La force des réseaux européens alternatifs est aussi leur fragilité : informels, mouvants, précaires, ils dépendent d’alliances éphémères, de coups de main, de la possibilité de franchir des frontières physiques et ou administratives. Pourtant, de ces marges inventives, naissent des circulations inédites :

  • Les parcours d’artistes activistes, telle la performeuse queer Pola Oloixarac (Argentine-Espagne), présente à Nowhere (Espagne), Queer Gathering (Allemagne), puis Festival de la Soupe à Paris.
  • Des collectifs créent des circuits de “festivals satellites” (petits formats dans la foulée d’un grand événement).
  • Des festivals écoféministes montent des « chantiers tournants » pour refaire les espaces, partager la signalétique, installer des toilettes sèches qui circulent d’un site à l’autre de l’Europe… Dans la même veine, le projet Nomadways propose des ateliers mobiles (clown, pédagogie, transformation urbaine), qui passent, chaque année, par 7 à 10 festivals dans au moins 4 pays différents.

L’avenir : réseaux hybrides, alliances inattendues

L’Europe alternative, festive et politique, se tisse aujourd’hui entre solidarité de terrain et innovations technologiques, entre plateformes formelles et transmission orale, entre actrices aguerries et nouvelles générations. À chaque frontière traversée, de nouvelles alliances se dessinent, éphémères, parfois fragiles, toujours bâties sur la volonté de faire advenir d’autres mondes, de tordre les formes du possible.

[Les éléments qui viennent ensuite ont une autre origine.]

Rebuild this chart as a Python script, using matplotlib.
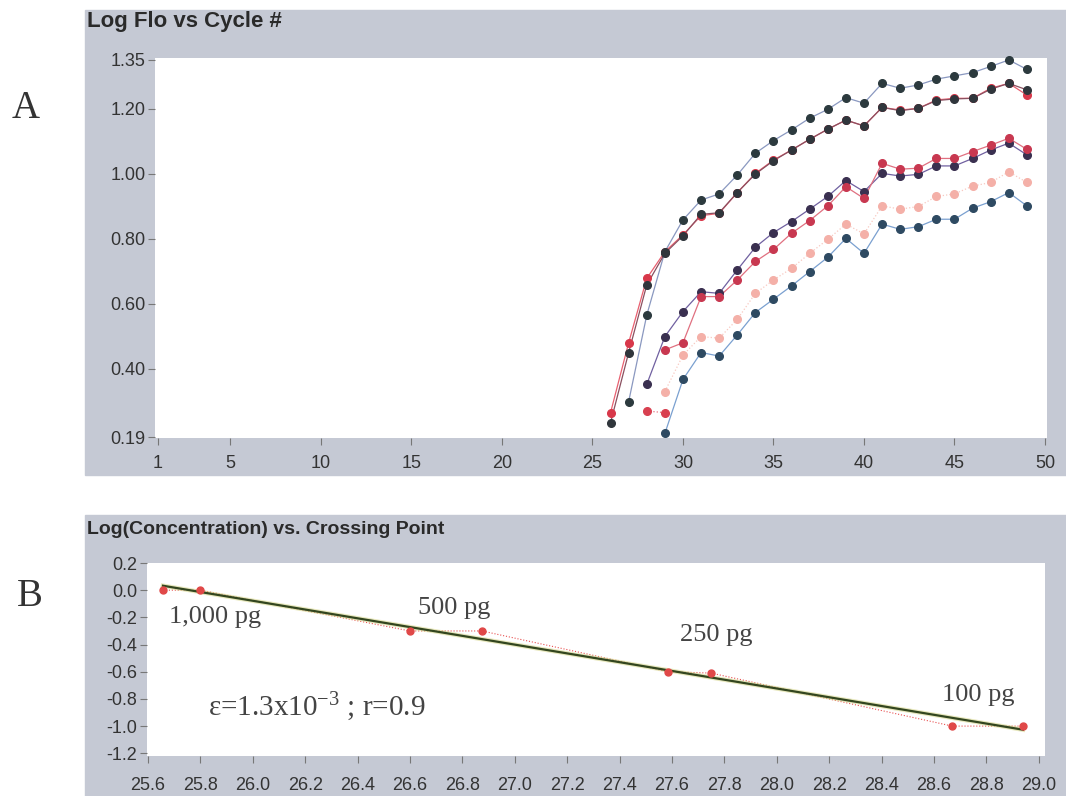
import numpy as np
import matplotlib
matplotlib.use("Agg")
import matplotlib.pyplot as plt
from matplotlib.patches import Rectangle

# ---- panel A: log fluorescence per cycle ----
p_red_cycles = list(range(26, 50))
p_red = [0.265, 0.480, 0.678, 0.760, 0.812, 0.871, 0.878, 0.942, 1.001, 1.042, 1.073, 1.106,
         1.137, 1.165, 1.147, 1.204, 1.196, 1.201, 1.227, 1.232, 1.232, 1.263, 1.278, 1.242]
p_dark_cycles = list(range(26, 50))
p_dark = [0.234, 0.450, 0.658, 0.755, 0.809, 0.875, 0.880, 0.942, 0.999, 1.040, 1.073, 1.106,
          1.137, 1.165, 1.147, 1.204, 1.194, 1.201, 1.225, 1.230, 1.232, 1.260, 1.278, 1.258]
q_cycles = list(range(27, 50))
q_dark = [0.299, 0.565, 0.760, 0.858, 0.919, 0.938, 0.996, 1.063, 1.102, 1.135, 1.171, 1.198,
          1.234, 1.217, 1.278, 1.263, 1.273, 1.291, 1.301, 1.311, 1.330, 1.350, 1.321]
m_dark_cycles = list(range(28, 50))
m_dark = [0.352, 0.499, 0.576, 0.637, 0.632, 0.704, 0.774, 0.819, 0.853, 0.891, 0.930, 0.979,
          0.945, 1.001, 0.993, 0.998, 1.024, 1.024, 1.047, 1.073, 1.094, 1.058]
m_red_cycles = list(range(29, 50))
m_red = [0.458, 0.480, 0.622, 0.622, 0.673, 0.730, 0.767, 0.817, 0.856, 0.901, 0.960,
         0.924, 1.032, 1.014, 1.017, 1.047, 1.047, 1.068, 1.088, 1.109, 1.075]
r2_cycles = [28, 29]
r2 = [0.270, 0.265]
pink_cycles = list(range(29, 50))
pink = [0.330, 0.442, 0.499, 0.494, 0.552, 0.632, 0.673, 0.709, 0.755, 0.798, 0.845,
        0.815, 0.901, 0.891, 0.899, 0.930, 0.938, 0.962, 0.973, 1.006, 0.973]
blue_cycles = list(range(29, 50))
blue = [0.201, 0.367, 0.450, 0.439, 0.504, 0.573, 0.614, 0.655, 0.699, 0.743, 0.801,
        0.755, 0.845, 0.829, 0.837, 0.860, 0.860, 0.894, 0.914, 0.942, 0.901]

a_xticks = [1, 5, 10, 15, 20, 25, 30, 35, 40, 45, 50]
a_yticks = [0.19, 0.40, 0.60, 0.80, 1.00, 1.20, 1.35]

# ---- panel B: standard curve ----
crossing_pt = [25.657, 25.80, 26.60, 26.875, 27.585, 27.75, 28.67, 28.94]
log_conc = [0.0, 0.0, -0.30, -0.30, -0.60, -0.61, -1.00, -1.00]
b_labels = ["1,000 pg", "500 pg", "250 pg", "100 pg"]
b_label_pos = [(25.68, -0.20), (26.63, -0.13), (27.63, -0.33), (28.63, -0.77)]
b_xticks = [25.6, 25.8, 26.0, 26.2, 26.4, 26.6, 26.8, 27.0, 27.2, 27.4,
            27.6, 27.8, 28.0, 28.2, 28.4, 28.6, 28.8, 29.0]
b_yticks = [0.2, 0.0, -0.2, -0.4, -0.6, -0.8, -1.0, -1.2]

GRAY = "#c5c9d4"
TICK_FONT = "Liberation Sans"
W, H = 1066, 796

plt.rcParams["mathtext.fontset"] = "stix"
fig = plt.figure(figsize=(W / 100, H / 100), dpi=100)
fig.patch.set_facecolor("white")


def fx(px):
    return px / W


def fy(py):
    return 1 - py / H


# gray panel backgrounds (drawn beneath the axes)
fig.patches.append(Rectangle((fx(85), fy(475)), fx(W - 85), (475 - 10) / H,
                             transform=fig.transFigure, color=GRAY, zorder=-5))
fig.patches.append(Rectangle((fx(85), 0), fx(W - 85), (796 - 515) / H,
                             transform=fig.transFigure, color=GRAY, zorder=-5))


def style_axis(ax, xpad):
    for s in ax.spines.values():
        s.set_visible(False)
    ax.tick_params(direction="out", length=5, width=0.8, color="#777777",
                   labelsize=13, labelcolor="#333333", pad=2)
    ax.tick_params(axis="x", pad=xpad)
    for lab in ax.get_xticklabels() + ax.get_yticklabels():
        lab.set_fontfamily(TICK_FONT)


# ---------------- panel A ----------------
axA = fig.add_axes([fx(155), fy(438), fx(1047 - 155), (438 - 58) / H])
axA.set_zorder(2)
axA.set_facecolor("white")

# red duplicates first so the dark markers sit on top, as in the original
series = [
    (p_red_cycles, p_red, "#d8384a", "#e86070", "-"),
    (q_cycles, q_dark, "#2c3a3e", "#8a98c0", "-"),
    (p_dark_cycles, p_dark, "#30363c", "#8a5060", "-"),
    (pink_cycles, pink, "#f4b0a8", "#f8c8c0", ":"),
    (blue_cycles, blue, "#2e4a62", "#7aa0d0", "-"),
    (m_dark_cycles, m_dark, "#3a3050", "#7060a0", "-"),
    (m_red_cycles, m_red, "#c83850", "#e07080", "-"),
    (r2_cycles, r2, "#d84050", "#e87080", ":"),
]
for cyc, vals, mcol, lcol, ls in series:
    axA.plot(cyc, vals, color=lcol, lw=0.9, ls=ls, zorder=2)
    axA.plot(cyc, vals, ls="none", marker="o", ms=5.5, mfc=mcol, mec=mcol,
             zorder=3, clip_on=False)

axA.set_xlim(0.834, 50.11)
axA.set_ylim(0.187, 1.356)
axA.set_xticks(a_xticks)
axA.set_yticks(a_yticks)
axA.set_yticklabels([f"{v:.2f}" for v in a_yticks])
style_axis(axA, 7)

fig.text(fx(87), fy(22), "Log Flo vs Cycle #", fontsize=16, fontweight="bold",
         family=TICK_FONT, color="#2a2a2a", va="center", ha="left")
fig.text(fx(12), fy(108), "A", fontsize=28, family="Liberation Serif",
         color="#333333", va="center", ha="left")

# ---------------- panel B ----------------
axB = fig.add_axes([fx(147), fy(756), fx(1045 - 147), (756 - 563) / H])
axB.set_zorder(2)
axB.set_facecolor("white")

axB.plot(crossing_pt, log_conc, color="#e85050", lw=0.8, ls=":", zorder=2)
slope, intercept = np.polyfit(crossing_pt, log_conc, 1)
fit_x = np.array([crossing_pt[0], crossing_pt[-1]])
axB.plot(fit_x, slope * fit_x + intercept, color="#d8d890", lw=3.2, alpha=0.6, zorder=3)
axB.plot(fit_x, slope * fit_x + intercept, color="#33461f", lw=1.6, zorder=4)
axB.plot(crossing_pt, log_conc, ls="none", marker="o", ms=5, mfc="#e04848",
         mec="#e04848", zorder=5, clip_on=False)

for txt, (x, y) in zip(b_labels, b_label_pos):
    axB.text(x, y, txt, fontsize=19, family="Liberation Serif", color="#444444",
             va="center", ha="left")
axB.text(25.83, -0.86, r"ε=1.3x10$\mathregular{^{-3}}$ ; r=0.9", fontsize=21,
         family="Liberation Serif", color="#444444", va="center", ha="left")

axB.set_xlim(25.596, 29.024)
axB.set_ylim(-1.22, 0.2)
axB.set_xticks(b_xticks)
axB.set_xticklabels([f"{v:.1f}" for v in b_xticks])
axB.set_yticks(b_yticks)
axB.set_yticklabels([f"{v:.1f}" for v in b_yticks])
style_axis(axB, 10)

fig.text(fx(87), fy(530), "Log(Concentration) vs. Crossing Point", fontsize=14,
         fontweight="bold", family=TICK_FONT, color="#2a2a2a", va="center", ha="left")
fig.text(fx(17), fy(596), "B", fontsize=28, family="Liberation Serif",
         color="#333333", va="center", ha="left")

fig.savefig("out.png", dpi=100, facecolor="white")
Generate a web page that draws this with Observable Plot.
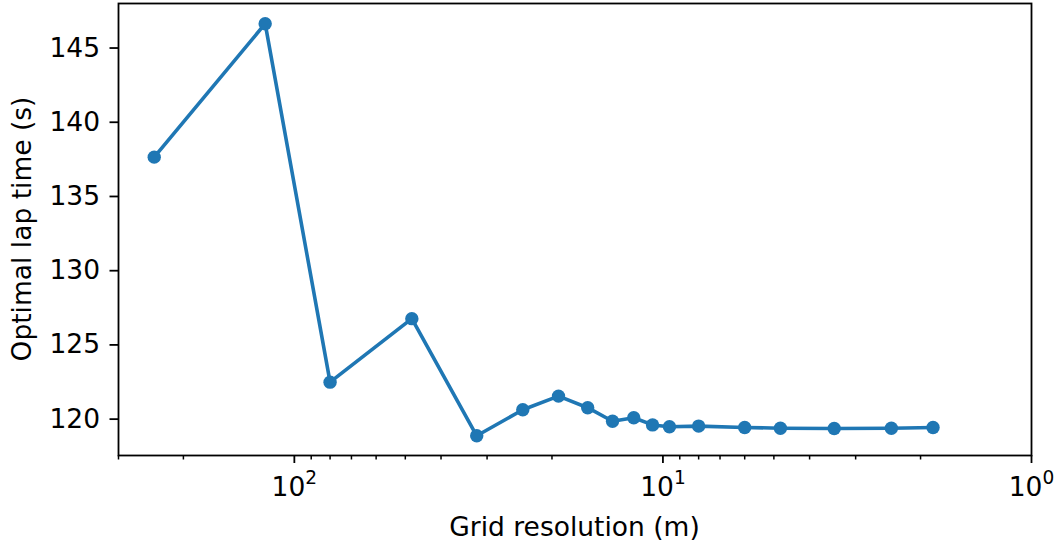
<!DOCTYPE html>
<html>
<head>
<meta charset="utf-8">
<script src="https://cdn.jsdelivr.net/npm/d3@7"></script>
<script src="https://cdn.jsdelivr.net/npm/@observablehq/plot@0.6"></script>
<style>
  html, body { margin: 0; padding: 0; background: #fff; }
  #chart svg { display: block; }
</style>
</head>
<body>
<div id="chart"></div>
<script>
// Grid resolution (m)
const resolution = [240, 120, 80, 48, 32, 24, 19.2, 16, 13.7, 12, 10.67, 9.6, 8, 6, 4.8, 3.43, 2.4, 1.85];
// Optimal lap time (s)
const lapTime = [137.65, 146.64, 122.49, 126.77, 118.88, 120.63, 121.55, 120.77, 119.86, 120.09, 119.61, 119.49, 119.53, 119.44, 119.39, 119.37, 119.39, 119.44];

const xMajorTicks = [100, 10, 1];
const xTickLabels = ["10^2", "10^1", "10^0"];
const xMinorTicks = [300, 200, 90, 80, 70, 60, 50, 40, 30, 20, 9, 8, 7, 6, 5, 4, 3, 2];
const yTicks = [120, 125, 130, 135, 140, 145];
const xLabel = "Grid resolution (m)";
const yLabel = "Optimal lap time (s)";

const data = resolution.map((r, i) => ({r, t: lapTime[i]}));

const W = 1057, H = 545;
const mL = 118, mR = 26, mT = 3, mB = 90;
const blue = "#1f77b4";
const fs = 26.5;

const plot = Plot.plot({
  width: W,
  height: H,
  marginLeft: mL,
  marginRight: mR,
  marginTop: mT,
  marginBottom: mB,
  style: {fontFamily: "'DejaVu Sans', sans-serif", fontSize: fs + "px", color: "black", background: "white"},
  x: {type: "log", domain: [300, 1]},
  y: {domain: [117.55, 148.0]},
  marks: [
    Plot.axisX({ticks: xMajorTicks, tickSize: 8, tickPadding: 14, strokeWidth: 1.8,
      tickFormat: d => xTickLabels[xMajorTicks.indexOf(d)], label: null}),
    Plot.axisX({ticks: xMinorTicks, tickSize: 4.5, strokeWidth: 1.5, tickFormat: () => "", label: null}),
    Plot.axisY({ticks: yTicks, tickSize: 8.5, tickPadding: 10, strokeWidth: 1.8, label: null}),
    Plot.line(data, {x: "r", y: "t", stroke: blue, strokeWidth: 3.6}),
    Plot.dot(data, {x: "r", y: "t", r: 6.7, fill: blue, stroke: "none"}),
    Plot.frame({stroke: "black", strokeWidth: 1.8})
  ]
});

const svg = d3.select(plot);
// superscript exponents for the log tick labels
svg.selectAll('g[aria-label="x-axis tick label"] text').each(function() {
  const s = this.textContent;
  if (!s || s.indexOf("^") < 0) return;
  const [base, exp] = s.split("^");
  const t = d3.select(this);
  t.text(base);
  t.append("tspan").attr("dy", "-12px").style("font-size", (fs * 0.7) + "px").text(exp);
});

svg.append("text")
  .attr("x", (mL + (W - mR)) / 2)
  .attr("y", 536)
  .attr("text-anchor", "middle")
  .attr("fill", "black")
  .style("font-size", fs + "px")
  .text(xLabel);

svg.append("text")
  .attr("transform", `translate(31, ${(mT + (H - mB)) / 2}) rotate(-90)`)
  .attr("text-anchor", "middle")
  .attr("fill", "black")
  .style("font-size", fs + "px")
  .text(yLabel);

document.getElementById("chart").appendChild(plot);
</script>
</body>
</html>
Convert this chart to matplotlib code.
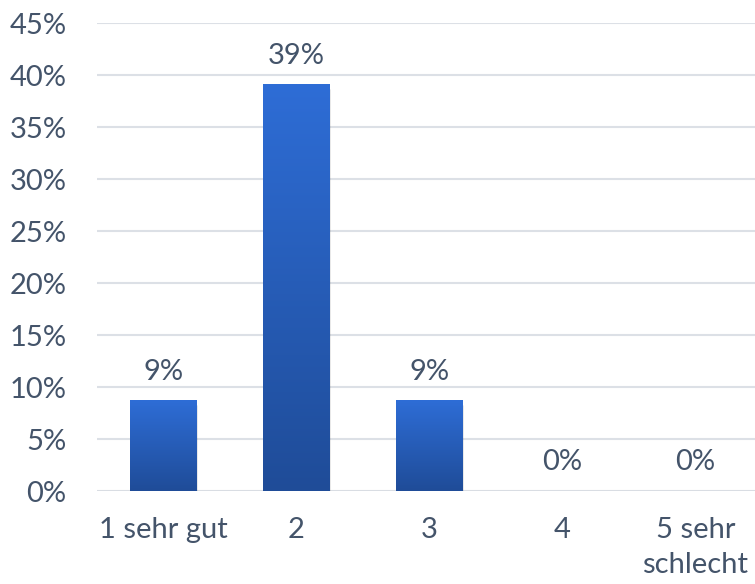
import matplotlib.pyplot as plt
from matplotlib.colors import LinearSegmentedColormap
import numpy as np

categories = ['1 sehr gut', '2', '3', '4', '5 sehr\nschlecht']
values = [8.7, 39.1, 8.7, 0.0, 0.0]
labels = ['9%', '39%', '9%', '0%', '0%']
yticks = [0, 5, 10, 15, 20, 25, 30, 35, 40, 45]

text_color = '#44546A'
plt.rcParams['font.family'] = ['Lato', 'DejaVu Sans']
fs = 21

fig = plt.figure(figsize=(7.55, 5.84), dpi=100)
ax = fig.add_axes([97 / 755, 93 / 584, 665 / 755, 468 / 584])

cmap = LinearSegmentedColormap.from_list('bar', ['#1F4C98', '#2E6DD6'])
grad = np.linspace(0, 1, 256).reshape(-1, 1)
width = 0.5

x = np.arange(len(categories))
for xi, v, lab in zip(x, values, labels):
    if v > 0:
        # weiche Schatten
        for k, a in enumerate([0.06, 0.05, 0.04]):
            d = 0.004 * (k + 1)
            ax.add_patch(plt.Rectangle((xi - width / 2 + d, -0.35 - 0.1 * k), width, v,
                                       color='#000000', alpha=a, lw=0, zorder=2))
        ax.imshow(grad, extent=[xi - width / 2, xi + width / 2, 0, v], origin='lower',
                  aspect='auto', cmap=cmap, zorder=3)
    ax.text(xi, v + 1.5, lab, ha='center', va='bottom', fontsize=fs, color=text_color)

ax.set_xlim(-0.5, len(categories) - 0.5)
ax.set_ylim(0, 45)
ax.set_yticks(yticks)
ax.set_yticklabels([f'{t}%' for t in yticks])
ax.set_xticks(x)
ax.set_xticklabels(categories, linespacing=1.4)
ax.tick_params(axis='both', length=0, labelsize=fs, colors=text_color)
ax.tick_params(axis='y', pad=22)
ax.tick_params(axis='x', pad=19)

ax.grid(axis='y', color='#DCE0E6', linewidth=1.5, zorder=0)
ax.set_axisbelow(True)
for s in ax.spines.values():
    s.set_visible(False)
ax.axhline(0, color='#D9DDE3', linewidth=2, zorder=1)

fig.savefig('out.png', dpi=100)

Les réseaux alternatifs ne ressemblent jamais à de grands organismes centralisés, mais plutôt à des mycéliums généreux, qui apparaissent là où on ne les attend pas, qui meurent, renaissent, bifurquent, croisent les causes et se renforcent parce qu’ils sont multiples. Entre DIY, hacktivisme, solidarités concrètes et art du temporaire, ce sont eux qui demain pourraient faire de l’Europe un vrai laboratoire de convergences — joyeuses, subversives, et indociles face à la nuit.